# 5 year old condo - walls have a sour smell?



## Windows (Feb 22, 2010)

Are you in Florida or elsewhere on the east coast?


----------



## jackie_thompsen (May 14, 2010)

Windows said:


> Are you in Florida or elsewhere on the east coast?


No - In San Diego, California. I don't think this is the 'chinese drywall' problem. In fact, where the cable outlet is, there's some exposed drywall. I crumbled some up in my fingers and sniffed it - It smells completely neutral and fine. I'm fairly certain it's the paint giving off the sour smell.

I called two paint stores this morning and neither of them have ever heard of this.


----------



## Windows (Feb 22, 2010)

That is peculiar. I haven't heard of sour paint either. One approach that would likely be effective is to seal it in with an oil primer, and finish coat over that.


----------



## jackie_thompsen (May 14, 2010)

Windows said:


> That is peculiar. I haven't heard of sour paint either. One approach that would likely be effective is to seal it in with an oil primer, and finish coat over that.


My plan right now is to test a small area with B-I-N primer/sealer, which I understand is basically shellac.


----------



## mazzonetv (Feb 25, 2009)

I actually have heard of this before, although never experienced it first hand. If I were going to prime it with anything, it would be the BIN because it will form a vapor barrier. Now Ben Moore does make a water based primer that will form a vapor barrier. I have not used that product but I would be tempted to call up Ben Moore tech support and ask their advice on that. Paint, and even joint compound, can get very "funky" if left around for a LONG time and trust me, once you smell it you will know it is bad. I've seen bad paint, smelled it, but never painted with it. I could imagine someone wanting to do a quick repaint and using some foul paint. can you test a room or just a small area with the BIN to see if it works?? 

Good Luck


----------



## slickshift (Aug 25, 2005)

The best (only sure) way to fix this is to seal the walls with a shellac/alcohol-based primer/sealer such as Zinsser's BIN

If that doesn't work, you've got other much deeper issues, and I'd consider calling in a Catholic Priest...one well versed in exorcisms and the like, as we would be well into the "Amityville Horror" type arena


----------



## paqqj (Apr 11, 2011)

I've encountered this twice.
Once, I had repainted a bathroom with latex and had mixed about 10% of one brand with 90 of another...both latex same color. Wet paint smelled normal, but the dry paint never got rid of the sour. Eventually used BINZ sealer and repainted.
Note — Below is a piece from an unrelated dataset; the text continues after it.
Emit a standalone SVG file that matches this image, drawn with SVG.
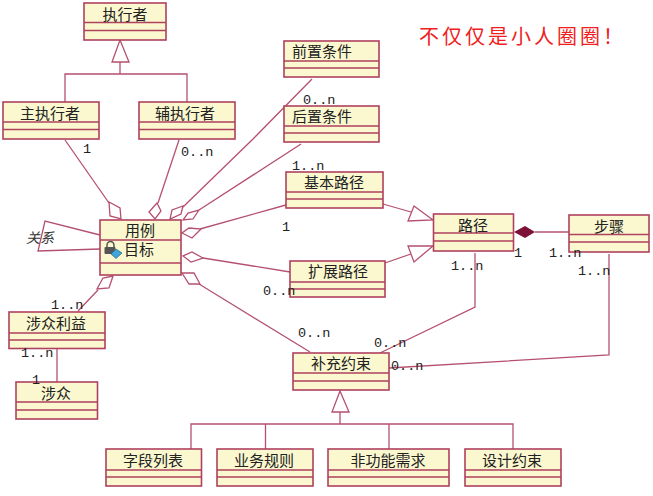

Second time was in my current house which was painted by the previous owners. It's been smelling for 7 years now. Haven't redone it as we rarely go to that room. But its definitely the paint.


----------



## bernie963 (Dec 18, 2010)

any chance of dead critters in the walls? open a few if not all outlet and switch covers and sniff. that smell will go away as the mouse dehydrates, but it takes a while. I have found 3 nests over the years that way. it is suprizing how small of a space a mouse can get into. many years ago i had it happen under the back seat of a car. thought it was sour milk from one of the kids bottles, untill i pulled the seat out. have had a few spuirrels in the chiminey above the damper. now that is a charm, but i have mastered the removal process. 

good luck

bernie


----------



## bijoulove (May 23, 2012)

Hi Jackie, I was googling smell of paint for years and I stumbled upon your post. I decided to contact you because I am also in San Diego in a condo with a problem with the paint in my condo. We purchased this condo 5 years ago and decided to contact a local painting company to paint the walls. The smell still has not disappeared. Unfortunately, everything (including my hair and clothes) smells like the paint, and I don't know how to get rid of the paint. It really is annoying having all my things smell like this condo. Did your problem get fixed? I'm trying to figure out if maybe the same painting company painted our condos?


----------



## chrisn (Dec 23, 2007)

It was 2 years ago, she might have moved or whatever


----------